DIRECTION » Write out the data below exactly as given, without any of its pictures.

SOURCE DATA »
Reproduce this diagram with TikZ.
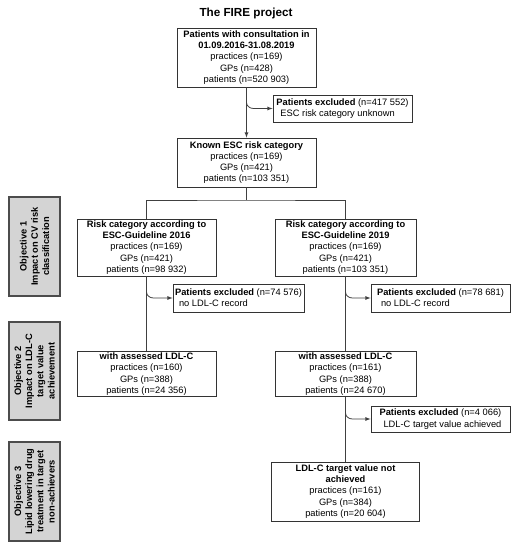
\documentclass[tikz,border=0pt]{standalone}
\usepackage{fontspec}
\setmainfont{Liberation Sans}
\usetikzlibrary{positioning, arrows}
\newcommand\flowfont{\fontsize{9.3}{11.2}\selectfont}

\begin{document}
\begin{tikzpicture}[x=1pt,y=1pt,>=latex,
  box/.style={draw=black!80, line width=0.8pt, align=center, inner sep=1pt, font=\flowfont, minimum width=139pt},
  exclbox/.style={draw=black!80, line width=0.8pt, align=left, inner sep=2pt, font=\flowfont, minimum width=139pt, minimum height=27pt},
  objbox/.style={draw=black!70, fill=black!17, line width=1.2pt, align=center, rotate=90, font=\flowfont\bfseries, minimum width=99pt, minimum height=51pt, inner sep=1pt},
  link/.style={draw=black!75, line width=0.8pt}]
\useasboundingbox[fill=white] (0,0) rectangle (523,550);

\node[font=\fontsize{11.7}{14}\selectfont\bfseries] (title) at (246,537) {The FIRE project};

% main column
\node[box, minimum height=59pt] (start) at (246.5,492.5) {\textbf{Patients with consultation in}\\ \textbf{01.09.2016-31.08.2019}\\ practices (n=169)\\ GPs (n=428)\\ patients (n=520 903)};
\node[exclbox] (excl1) at (342.5,441.5) {\textbf{Patients excluded} (n=417 552)\\ \hspace{4pt}ESC risk category unknown};
\node[box, minimum height=49pt] (known) at (246.5,387.5) {\textbf{Known ESC risk category}\\ practices (n=169)\\ GPs (n=421)\\ patients (n=103 351)};
\coordinate (split) at (246.5,350);

% objective 1
\node[box, minimum height=57pt] (g2016) at (146.5,302.5) {\textbf{Risk category according to}\\ \textbf{ESC-Guideline 2016}\\ practices (n=169)\\ GPs (n=421)\\ patients (n=98 932)};
\node[box, minimum width=141pt, minimum height=57pt] (g2019) at (345.5,302.5) {\textbf{Risk category according to}\\ \textbf{ESC-Guideline 2019}\\ practices (n=169)\\ GPs (n=421)\\ patients (n=103 351)};
\node[exclbox, minimum width=129pt, minimum height=28pt] (exl2016) at (238.5,252) {\textbf{Patients excluded} (n=74 576)\\ \hspace{4pt}no LDL-C record};
\node[exclbox, minimum height=28pt] (exl2019) at (440.5,252) {\textbf{Patients excluded} (n=78 681)\\ \hspace{4pt}no LDL-C record};

% objective 2
\node[box, minimum height=44pt] (ldl2016) at (146.5,176) {\textbf{with assessed LDL-C}\\ practices (n=160)\\ GPs (n=388)\\ patients (n=24 356)};
\node[box, minimum width=141pt, minimum height=44pt] (ldl2019) at (345.5,176) {\textbf{with assessed LDL-C}\\ practices (n=161)\\ GPs (n=388)\\ patients (n=24 670)};
\node[exclbox, minimum height=26pt] (exlach) at (440.5,131) {\textbf{Patients excluded} (n=4 066)\\ \hspace{4pt}LDL-C target value achieved};

% objective 3
\node[box, minimum width=148pt, minimum height=59pt] (notach) at (345.5,58.5) {\textbf{LDL-C target value not}\\ \textbf{achieved}\\ practices (n=161)\\ GPs (n=384)\\ patients (n=20 604)};

% side labels
\node[objbox] (obj1) at (34.5,303.5) {Objective 1\\ Impact on CV risk\\ classification};
\node[objbox, minimum width=98pt] (obj2) at (34.5,179) {Objective 2\\ Impact on LDL-C\\ target value\\ achievement};
\node[objbox] (obj3) at (34.5,58.5) {Objective 3\\ Lipid lowering drug\\ treatment in target\\ non-achievers};

% connectors
\draw[link,->] (start) -- (known);
\draw[link] (known) -- (split);
\draw[link] (g2016.north) |- (split) -| (g2019.north);
\draw[link] (g2016) -- (ldl2016);
\draw[link] (g2019) -- (ldl2019);
\draw[link] (ldl2019) -- (notach);

% exclusions
\coordinate (j1) at (start.south |- excl1.west);
\coordinate (j2) at (g2016.south |- exl2016.west);
\coordinate (j3) at (g2019.south |- exl2019.west);
\coordinate (j4) at (ldl2019.south |- exlach.west);
\foreach \j/\e in {j1/excl1, j2/exl2016, j3/exl2019, j4/exlach}
  \draw[link,->] ([yshift=6pt]\j) to[out=-90,in=180] ([xshift=7pt]\j) -- (\e.west);

\end{tikzpicture}
\end{document}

EXERCISE RESULT »
Reproduce this diagram with TikZ.
\documentclass[tikz,border=0pt]{standalone}
\usepackage{fontspec}
\setmainfont{Liberation Sans}
\usetikzlibrary{positioning, arrows}
\newcommand\flowfont{\fontsize{9.3}{11.2}\selectfont}

\begin{document}
\begin{tikzpicture}[x=1pt,y=1pt,>=latex,
  box/.style={draw=black!80, line width=0.8pt, align=center, inner sep=1pt, font=\flowfont, minimum width=139pt},
  exclbox/.style={draw=black!80, line width=0.8pt, align=left, inner sep=2pt, font=\flowfont, minimum width=139pt, minimum height=27pt},
  objbox/.style={draw=black!70, fill=black!17, line width=1.2pt, align=center, rotate=90, font=\flowfont\bfseries, minimum width=99pt, minimum height=51pt, inner sep=1pt},
  link/.style={draw=black!75, line width=0.8pt}]
\useasboundingbox[fill=white] (0,0) rectangle (523,550);

\node[font=\fontsize{11.7}{14}\selectfont\bfseries] (title) at (246,537) {The FIRE project};

% main column
\node[box, minimum height=59pt] (start) at (246.5,492.5) {\textbf{Patients with consultation in}\\ \textbf{01.09.2016-31.08.2019}\\ practices (n=169)\\ GPs (n=428)\\ patients (n=520 903)};
\node[exclbox] (excl1) at (342.5,441.5) {\textbf{Patients excluded} (n=417 552)\\ \hspace{4pt}ESC risk category unknown};
\node[box, minimum height=49pt] (known) at (246.5,387.5) {\textbf{Known ESC risk category}\\ practices (n=169)\\ GPs (n=421)\\ patients (n=103 351)};
\coordinate (split) at (246.5,350);

% objective 1
\node[box, minimum height=57pt] (g2016) at (146.5,302.5) {\textbf{Risk category according to}\\ \textbf{ESC-Guideline 2016}\\ practices (n=169)\\ GPs (n=421)\\ patients (n=98 932)};
\node[box, minimum width=141pt, minimum height=57pt] (g2019) at (345.5,302.5) {\textbf{Risk category according to}\\ \textbf{ESC-Guideline 2019}\\ practices (n=169)\\ GPs (n=421)\\ patients (n=103 351)};
\node[exclbox, minimum width=129pt, minimum height=28pt] (exl2016) at (238.5,252) {\textbf{Patients excluded} (n=74 576)\\ \hspace{4pt}no LDL-C record};
\node[exclbox, minimum height=28pt] (exl2019) at (440.5,252) {\textbf{Patients excluded} (n=78 681)\\ \hspace{4pt}no LDL-C record};

% objective 2
\node[box, minimum height=44pt] (ldl2016) at (146.5,176) {\textbf{with assessed LDL-C}\\ practices (n=160)\\ GPs (n=388)\\ patients (n=24 356)};
\node[box, minimum width=141pt, minimum height=44pt] (ldl2019) at (345.5,176) {\textbf{with assessed LDL-C}\\ practices (n=161)\\ GPs (n=388)\\ patients (n=24 670)};
\node[exclbox, minimum height=26pt] (exlach) at (440.5,131) {\textbf{Patients excluded} (n=4 066)\\ \hspace{4pt}LDL-C target value achieved};

% objective 3
\node[box, minimum width=148pt, minimum height=59pt] (notach) at (345.5,58.5) {\textbf{LDL-C target value not}\\ \textbf{achieved}\\ practices (n=161)\\ GPs (n=384)\\ patients (n=20 604)};

% side labels
\node[objbox] (obj1) at (34.5,303.5) {Objective 1\\ Impact on CV risk\\ classification};
\node[objbox, minimum width=98pt] (obj2) at (34.5,179) {Objective 2\\ Impact on LDL-C\\ target value\\ achievement};
\node[objbox] (obj3) at (34.5,58.5) {Objective 3\\ Lipid lowering drug\\ treatment in target\\ non-achievers};

% connectors
\draw[link,->] (start) -- (known);
\draw[link] (known) -- (split);
\draw[link] (g2016.north) |- (split) -| (g2019.north);
\draw[link] (g2016) -- (ldl2016);
\draw[link] (g2019) -- (ldl2019);
\draw[link] (ldl2019) -- (notach);

% exclusions
\coordinate (j1) at (start.south |- excl1.west);
\coordinate (j2) at (g2016.south |- exl2016.west);
\coordinate (j3) at (g2019.south |- exl2019.west);
\coordinate (j4) at (ldl2019.south |- exlach.west);
\foreach \j/\e in {j1/excl1, j2/exl2016, j3/exl2019, j4/exlach}
  \draw[link,->] ([yshift=6pt]\j) to[out=-90,in=180] ([xshift=7pt]\j) -- (\e.west);

\end{tikzpicture}
\end{document}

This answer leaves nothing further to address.